Une telle suite de constats brosse de la ville et de la Bande un tableau particulièrement sombre. Gaza a pourtant ses couleurs. Le gris en est une, celui d’une ville en perpétuelle construction, celui du béton des nouvelles tours et des parpaings encore apparents des masures alignées des camps. Il n’est cependant pas la seule. Il y a le jaune ocre du sable, omniprésent, sur la plage évidemment, mais envahissant aussi les cours, les rues et les champs, dessinant l’image d’une ville construite exclusivement sur lui. Sable bordé le long de la plage par le vert des cultures de piment, le même vert que celui de la blouse des enfants des petites classes qui chaque matin vont par centaines le long des routes, hagards, courbés sous le poids de gigantesques cartables - on les entendra un peu plus tard commencer la journée en chantant l’hymne national... -, un vert plus soutenu que celui des sarments de vignes qui, dans chaque jardin, s’affaissent paresseusement sur les dunes, et moins brillant au soleil que celui des feuilles d’oranger. L’orange, justement, outre celui des fruits, peut être celui des gigantesques poubelles frappées des étoiles et des initiales de leur donateur, l’Union Européenne, qui trônent et débordent à chaque coin de rue. Les taxis, interminables Mercedes affriolées d’amulettes et de babioles au kitch le plus rutilant, sont tous jaunes. Reste le bleu. D’abord celui onusien des portails des écoles et des bâtiments administratifs de l’UNRWA. Et surtout celui, moins clair, et moins chargé d’amertume, de la mer.

Nulle part ailleurs la mer ne tient un tel rôle thérapeutique d’exutoire et de donneuse de rêve. L’enfermement dont souffre chaque habitant ne serait supportable sans cet unique horizon ouvert et cette plage.

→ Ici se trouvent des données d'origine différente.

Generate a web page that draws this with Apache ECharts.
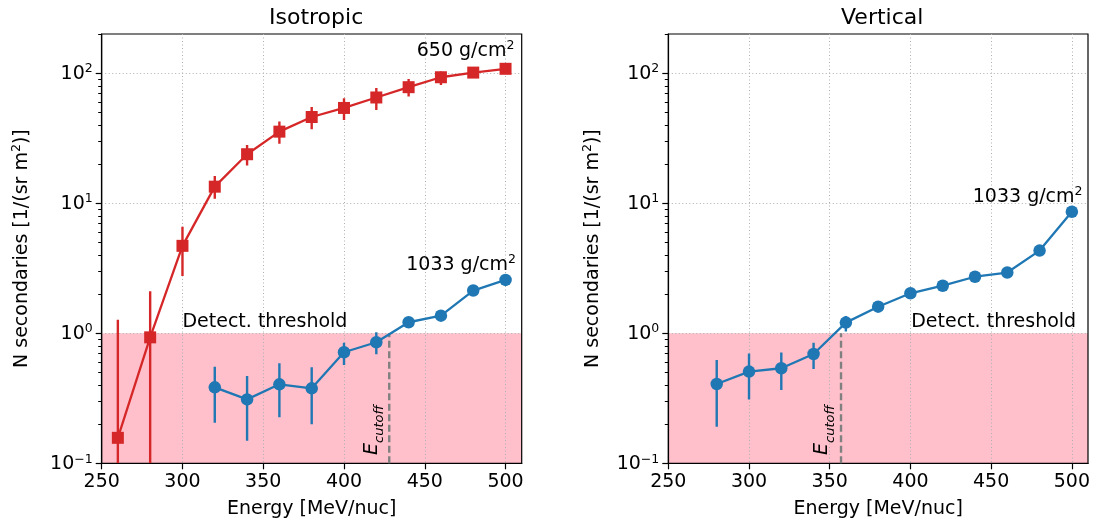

On y vient s’y baigner, mais surtout marcher et s’approvisionner en rêve. Elle est pourtant aussi le symbôle de l’isolement, d’une illusion inappropriée. Sous contrôle militaire israélien, elle n’est qu’une fenêtre sur l’extérieur. Les restrictions imposées à son accès, la pollution dont elle est victime et le retard qu’a pris la construction du port empêchent son exploitation normale. La pêche, elle aussi, est considérablement entravée par les règlementations israéliennes. Seulement deux mille pêcheurs, pour beaucoup des réfugiés de Jaffa, ont l’autorisation de sortir en mer, sur un espace limité en longueur à 30 km, et à moins de 5,5 km de la côte. En raison de cette exiguité et de la pollution causée par la surpopulation côtière, les prises ne cessent de décroître. Certes, bien des choses ont changé depuis la fin de l’Intifada, lorsque son accès était interdit. La plage s’est couverte d’hôtels et de restaurants. Mais rien ne permet de renouer avec le statut antique d’un grand port commerçant de la Méditerranée orientale, et la mer, si elle est la seule image d’ouverture, reste un horizon limité.

Aucun passé propre à être revendiqué ; un présent difficile. Quelques rêves d’avenir - fous - tentent de créer de toutes pièces une identité future à la ville. Ainsi le rêve d’un Gaza-Singapour est né - il existe sans doute encore -, sans aucun lien, si ce n’est la présence de la mer et la densité de population, avec la réalité de la ville. Gaza deviendrait la cité des nouvelles technologies, de l’électronique de pointe, de la modernité et d’un dynamisme économique qui entraînerait dans son sillage tout le Moyen-Orient. Des gratte-ciels, une revanche économique sur l’occupant, un ancrage glorieux pour une ville flambant neuve... Rêve d’une identité importée, créée de toutes pièces et moderne. Rêve évidemment impossible, qui est l’inverse de ce qu’est Gaza.